Today’s Scripture
Reading (October 28, 2017): Luke 15
Robert
A. Heinlein in “Stranger in a
Strange Land” wrote that “Jealousy is a disease, love is a healthy
condition. The immature mind often mistakes one for the other, or assumes that
the greater the love, the greater the jealousy - in fact, they are almost
incompatible; one emotion hardly leaves room for the other.” The bottom line is
that even when we think we are acting because of love, often our response finds
its origins in jealousy.
The character of the older
brother in the “Parable of the Lost Son” is often more complex than we realize.
He only garners a couple of lines in the whole story, and yet it is the older
son that is more to the point of Jesus message than either the Prodigal Father
or the Prodigal Son. The older son is really
the only one of the three main characters to which the word “prodigal,” which
means wasteful, does not apply.
The older son has been the
business manager for dad. He has taken care of the business, probably for a
long time now, but the management load of the family enterprise has definitely landed on him since the untimely
departure of his younger brother. While dear old dad pined for what was lost, the older son has worked hard to ensure the profitability of the family farm.
That the older son worked hard
is not in doubt. What is in doubt, and what the contemporary ear often misses,
is whether or not the older son has been busy doing appropriate things.

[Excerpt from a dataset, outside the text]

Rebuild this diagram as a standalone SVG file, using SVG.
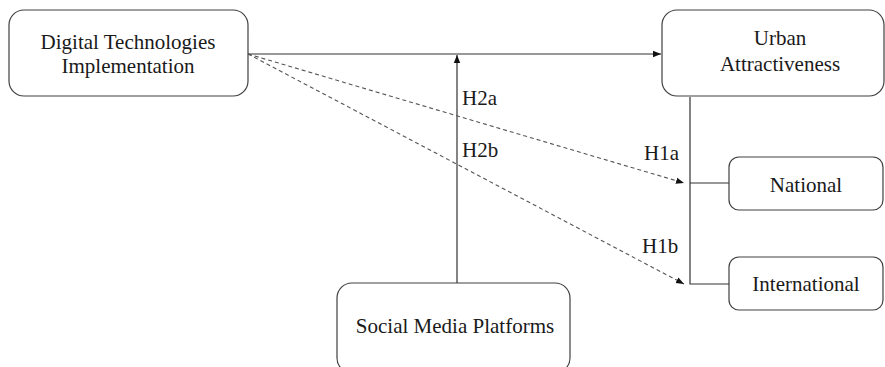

Specifically, it would have been the elder
son’s job to take care of whatever it was that was bothering his father. In this
case, it was the elder son’s job to go
and find his brother, and if he could not bring him back to dad, at least he
could tell dad that his son was well cared
for and that he was safe. But this is a task that the older son has left
undone.
If it was
possible for us to conduct an interview with the older son, it is likely that
he would tell us that his younger brother had been a drain on the family
resources for a while now; that the day that the younger brother decided to
leave was a good day – both for the family and the business. It is also quite likely that
the older son’s protestation would be that he is reacting because he loves his
father and he does not want his younger
son to take advantage of patriarch again. But as dad comes out to speak to him,
the real situation emerges. The older son is jealous of the younger one. This has
nothing to do with dad and everything to do with the advantages that the older son feels that
the younger son has abused – the elder
son wishes that he had had the opportunity to live his life in a way similar to
that of the younger son.
Jesus’s point? There is no doubt
in the mind of Jesus that we are the older son. And our jealousy often gets in
the way of our ministry. Rather than realizing
that we are all equal, in the eyes of the father, with those to whom we
minister, and instead of sharing love with the world, we try to place ourselves
on a higher plane of existence. We give ourselves the illusion of
privilege in God’s world, rather than just recognizing that we are all just
fellow travelers on this journey of life. And that reaction is based on
jealousy and not love. And we are called to love!